Lines containing the word "seaborn" should be extracted in full.

━━━ EXERCISE INPUT ━━━

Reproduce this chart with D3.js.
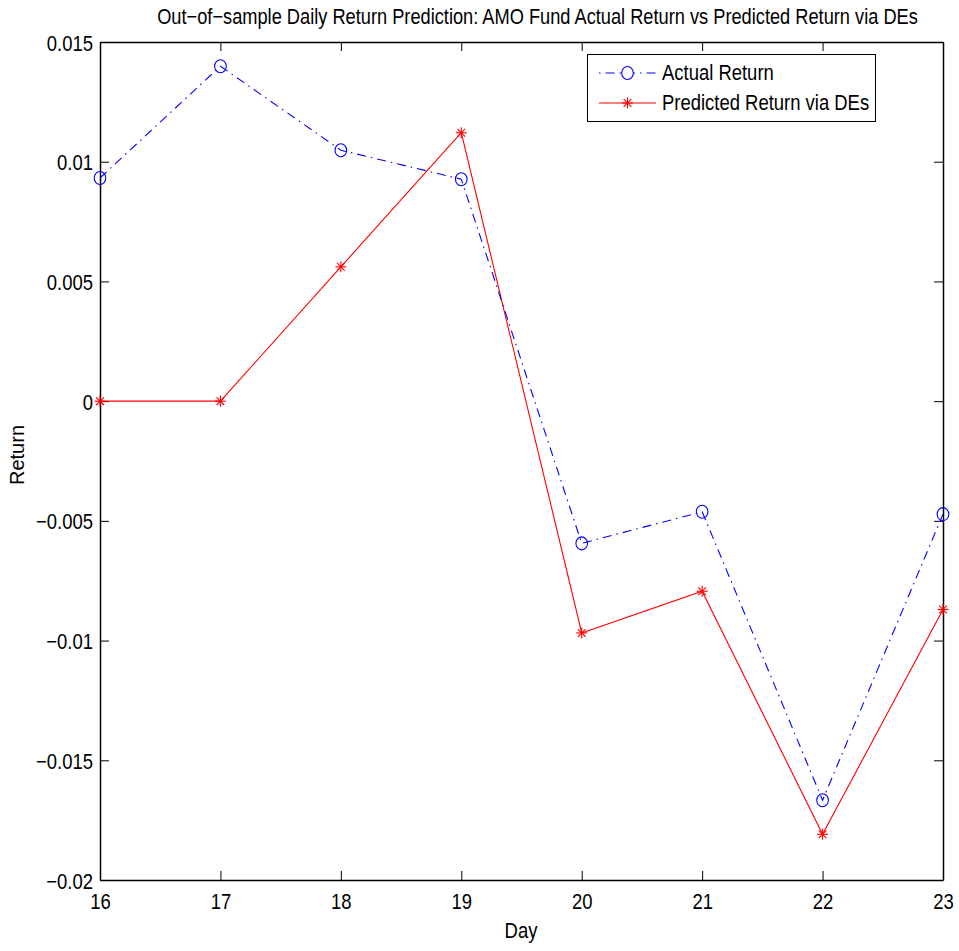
<!DOCTYPE html>
<html>
<head>
<meta charset="utf-8">
<script src="https://cdn.jsdelivr.net/npm/d3@7"></script>
<style>
  html, body { margin: 0; padding: 0; background: #fff; }
  svg { display: block; font-family: "Liberation Sans", Arial, Helvetica, sans-serif; }
</style>
</head>
<body>
<svg id="chart" width="959" height="951"></svg>
<script>
// Out-of-sample daily returns for the AMO fund, days 16–23
const days = [16, 17, 18, 19, 20, 21, 22, 23];
const actualReturn = [0.00932, 0.01399, 0.01048, 0.00927, -0.00594, -0.00462, -0.01667, -0.00472];
const predictedReturn = [0, 0, 0.00561, 0.01121, -0.00968, -0.00794, -0.01809, -0.00870];
const yTicks = [0.015, 0.01, 0.005, 0, -0.005, -0.01, -0.015, -0.02];
const yTickLabels = ["0.015", "0.01", "0.005", "0", "\u22120.005", "\u22120.01", "\u22120.015", "\u22120.02"];
const seriesNames = ["Actual Return", "Predicted Return via DEs"];
const titleText = "Out\u2212of\u2212sample Daily Return Prediction: AMO Fund Actual Return vs Predicted Return via DEs";

const svg = d3.select("#chart");
const plotLeft = 100, plotRight = 943, plotTop = 42, plotBottom = 880;

const x = d3.scaleLinear().domain([16, 23]).range([plotLeft, plotRight]);
const y = d3.scaleLinear().domain([-0.02, 0.015]).range([plotBottom, plotTop]);

const fontSize = 22.5;
const narrow = 0.82;   // horizontal text is set in a condensed face
const tickLen = 9;

// Squeeze a text element horizontally by the condensed factor
function condense(sel, k = narrow) {
  sel.each(function () {
    const w = this.getComputedTextLength();
    if (w > 0) d3.select(this).attr("textLength", w * k).attr("lengthAdjust", "spacingAndGlyphs");
  });
}

// Title: condensed with a horizontal scale so it spans 761px centred at x=537.5
const titleG = svg.append("g");
const title = titleG.append("text")
  .attr("x", 0).attr("y", 0)
  .attr("text-anchor", "middle")
  .attr("font-size", fontSize)
  .text(titleText);
const titleW = title.node().getComputedTextLength();
titleG.attr("transform", `translate(537.5,24) scale(${761 / titleW},1)`);

// Axes (box style with ticks on all sides, pointing inward)
const gBottom = svg.append("g").attr("transform", `translate(0,${plotBottom})`)
  .call(d3.axisBottom(x).tickValues(days).tickFormat(d3.format("d")).tickSizeInner(-tickLen).tickSizeOuter(0).tickPadding(13));
const gTop = svg.append("g").attr("transform", `translate(0,${plotTop})`)
  .call(d3.axisTop(x).tickValues(days).tickFormat("").tickSizeInner(-tickLen).tickSizeOuter(0));
const gLeft = svg.append("g").attr("transform", `translate(${plotLeft},0)`)
  .call(d3.axisLeft(y).tickValues(yTicks).tickFormat((d, i) => yTickLabels[i]).tickSizeInner(-tickLen).tickSizeOuter(0).tickPadding(7));
const gRight = svg.append("g").attr("transform", `translate(${plotRight},0)`)
  .call(d3.axisRight(y).tickValues(yTicks).tickFormat("").tickSizeInner(-tickLen).tickSizeOuter(0));

[gBottom, gTop, gLeft, gRight].forEach(g => {
  g.select(".domain").attr("stroke", "#000").attr("stroke-width", 1.5);
  g.selectAll(".tick line").attr("stroke", "#000").attr("stroke-width", 1);
  g.selectAll(".tick text").attr("font-size", fontSize).attr("fill", "#000")
    .attr("font-family", "\"Liberation Sans\", Arial, sans-serif");
});
gBottom.selectAll(".tick text").attr("dy", "0.71em");
gLeft.selectAll(".tick text").attr("dy", "0.36em");
condense(gBottom.selectAll(".tick text"));
condense(gLeft.selectAll(".tick text"));

// Axis labels
condense(svg.append("text")
  .attr("x", 521)
  .attr("y", 938)
  .attr("text-anchor", "middle")
  .attr("font-size", fontSize)
  .text("Day"));
svg.append("text")
  .attr("transform", `translate(23.5,455) rotate(-90)`)
  .attr("text-anchor", "middle")
  .attr("font-size", 20)
  .text("Return");

const line = d3.line().x(d => x(d[0])).y(d => y(d[1]));

const predData = days.map((d, i) => [d, predictedReturn[i]]);
const actData = days.map((d, i) => [d, actualReturn[i]]);

// Predicted series: solid red with asterisks
svg.append("path").datum(predData)
  .attr("d", line).attr("fill", "none").attr("stroke", "#ff0000").attr("stroke-width", 1.1);

function asterisk(g, cx, cy, r) {
  const pts = [[0, -r, 0, r], [-r, 0, r, 0], [-r * 0.7, -r * 0.7, r * 0.7, r * 0.7], [-r * 0.7, r * 0.7, r * 0.7, -r * 0.7]];
  pts.forEach(p => g.append("line")
    .attr("x1", cx + p[0]).attr("y1", cy + p[1]).attr("x2", cx + p[2]).attr("y2", cy + p[3])
    .attr("stroke", "#ff0000").attr("stroke-width", 1.1));
}

// Actual series: blue dash-dot with open circles
svg.append("path").datum(actData)
  .attr("d", line).attr("fill", "none").attr("stroke", "#0000ff").attr("stroke-width", 1.1)
  .attr("stroke-dasharray", "9,5,1.5,5");

const gPred = svg.append("g");
predData.forEach(d => asterisk(gPred, x(d[0]), y(d[1]), 5.5));

svg.append("g").selectAll("ellipse").data(actData).join("ellipse")
  .attr("cx", d => x(d[0])).attr("cy", d => y(d[1]))
  .attr("rx", 5.8).attr("ry", 6.5)
  .attr("fill", "none").attr("stroke", "#0000ff").attr("stroke-width", 1.1);

// Legend
const lg = svg.append("g");
lg.append("rect").attr("x", 587.5).attr("y", 54.5).attr("width", 288).attr("height", 67)
  .attr("fill", "#fff").attr("stroke", "#000").attr("stroke-width", 1);
const legendRows = [{ name: seriesNames[0], yy: 73 }, { name: seriesNames[1], yy: 103 }];
// Actual Return sample
lg.append("line").attr("x1", 599).attr("x2", 656).attr("y1", legendRows[0].yy).attr("y2", legendRows[0].yy)
  .attr("stroke", "#0000ff").attr("stroke-width", 1.1).attr("stroke-dasharray", "1.5,5,9,5");
lg.append("ellipse").attr("cx", 627.5).attr("cy", legendRows[0].yy).attr("rx", 5.8).attr("ry", 6.5)
  .attr("fill", "#fff").attr("stroke", "#0000ff").attr("stroke-width", 1.1);
// Predicted sample
lg.append("line").attr("x1", 599).attr("x2", 656).attr("y1", legendRows[1].yy).attr("y2", legendRows[1].yy)
  .attr("stroke", "#ff0000").attr("stroke-width", 1.1);
asterisk(lg, 627.5, legendRows[1].yy, 5.5);
legendRows.forEach(r => condense(lg.append("text")
  .attr("x", 662).attr("y", r.yy + 7)
  .attr("font-size", fontSize).text(r.name)));
</script>
</body>
</html>
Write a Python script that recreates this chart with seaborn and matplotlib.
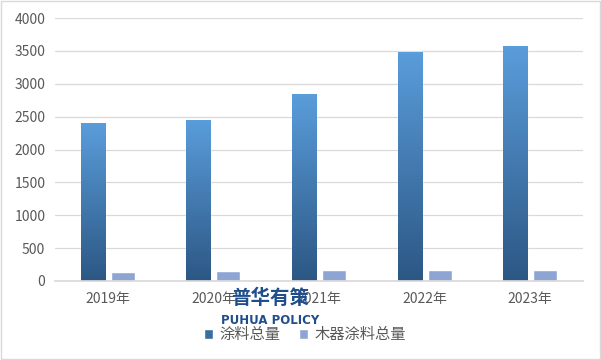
import numpy as np
import pandas as pd
import matplotlib
matplotlib.use("Agg")
import matplotlib.pyplot as plt
import matplotlib.colors as mcolors
from matplotlib.patches import Patch, Rectangle
import seaborn as sns

# Data
years = ["2019年", "2020年", "2021年", "2022年", "2023年"]
coating_total = [2400, 2450, 2850, 3490, 3580]
wood_coating_total = [140, 150, 170, 170, 170]
series_names = ["涂料总量", "木器涂料总量"]

df = pd.DataFrame({
    "year": years * 2,
    "value": coating_total + wood_coating_total,
    "series": [series_names[0]] * len(years) + [series_names[1]] * len(years),
})

sns.set_theme(style="white")
plt.rcParams['font.family'] = ['Noto Sans CJK SC', 'DejaVu Sans']

fig = plt.figure(figsize=(6.01, 3.6), dpi=100)
ax = fig.add_axes([55 / 601, 1 - 281 / 360, 528 / 601, 263 / 360])

sns.barplot(data=df, x="year", y="value", hue="series",
            palette=["#3f75a8", "#8ea5d4"], width=0.57, gap=0.2,
            ax=ax, legend=False, saturation=1)

# gradient fill for the first series (dark at bottom, light at top)
grad_cmap = mcolors.LinearSegmentedColormap.from_list("g", ["#2c5784", "#5a9ddb"])
grad = np.linspace(0, 1, 256).reshape(-1, 1)
for bar in ax.patches[:len(years)]:
    x0, w, h = bar.get_x(), bar.get_width(), bar.get_height()
    bar.set_facecolor("none")
    im = ax.imshow(grad, cmap=grad_cmap, origin="lower", aspect="auto",
                   extent=[x0, x0 + w, 0, h], zorder=2)
    im.set_clip_path(bar)

ax.set_xlim(-0.5, len(years) - 0.5)
ax.set_ylim(0, 4000)
ax.set_yticks(range(0, 4001, 500))
ax.yaxis.grid(True, color="#d9d9d9", linewidth=0.9)
ax.set_axisbelow(True)
for s in ["top", "right", "left"]:
    ax.spines[s].set_visible(False)
ax.spines["bottom"].set_color("#d9d9d9")
ax.tick_params(axis="both", length=0, labelsize=10, colors="#595959", pad=7)
ax.tick_params(axis="x", pad=8)
ax.set_xlabel("")
ax.set_ylabel("")

# legend at bottom
handles = [Patch(facecolor="#3a6e9f"), Patch(facecolor="#8ea5d4")]
fig.legend(handles, series_names, loc="center", bbox_to_anchor=(305 / 601, 1 - 335 / 360),
           ncol=2, frameon=False, fontsize=11, handlelength=0.6, handleheight=0.6,
           handletextpad=0.4, columnspacing=1.2, labelcolor="#595959")

# watermark logo
fig.text(270 / 601, 1 - 298 / 360, "普华有策", ha="center", va="center",
         fontsize=14, fontweight="bold", color="#1f4e8c")
fig.text(270 / 601, 1 - 321 / 360, "PUHUA POLICY", ha="center", va="center",
         fontsize=8.5, fontweight="bold", color="#1f4e8c", family=["DejaVu Sans"])

# outer border
fig.patches.append(Rectangle((0.001, 0.002), 0.997, 0.995, transform=fig.transFigure,
                             fill=False, edgecolor="#d9d9d9", linewidth=1))

fig.savefig("out.png", dpi=100)
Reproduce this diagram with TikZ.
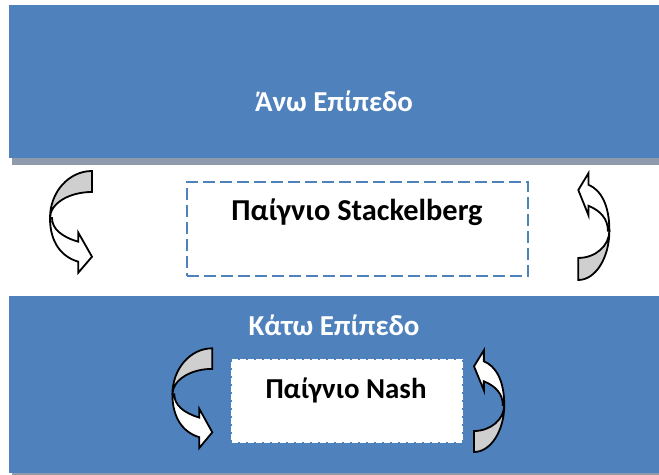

━━━

EXERCISE ANSWER:
Write a Python script that recreates this chart with seaborn and matplotlib.
import seaborn as sns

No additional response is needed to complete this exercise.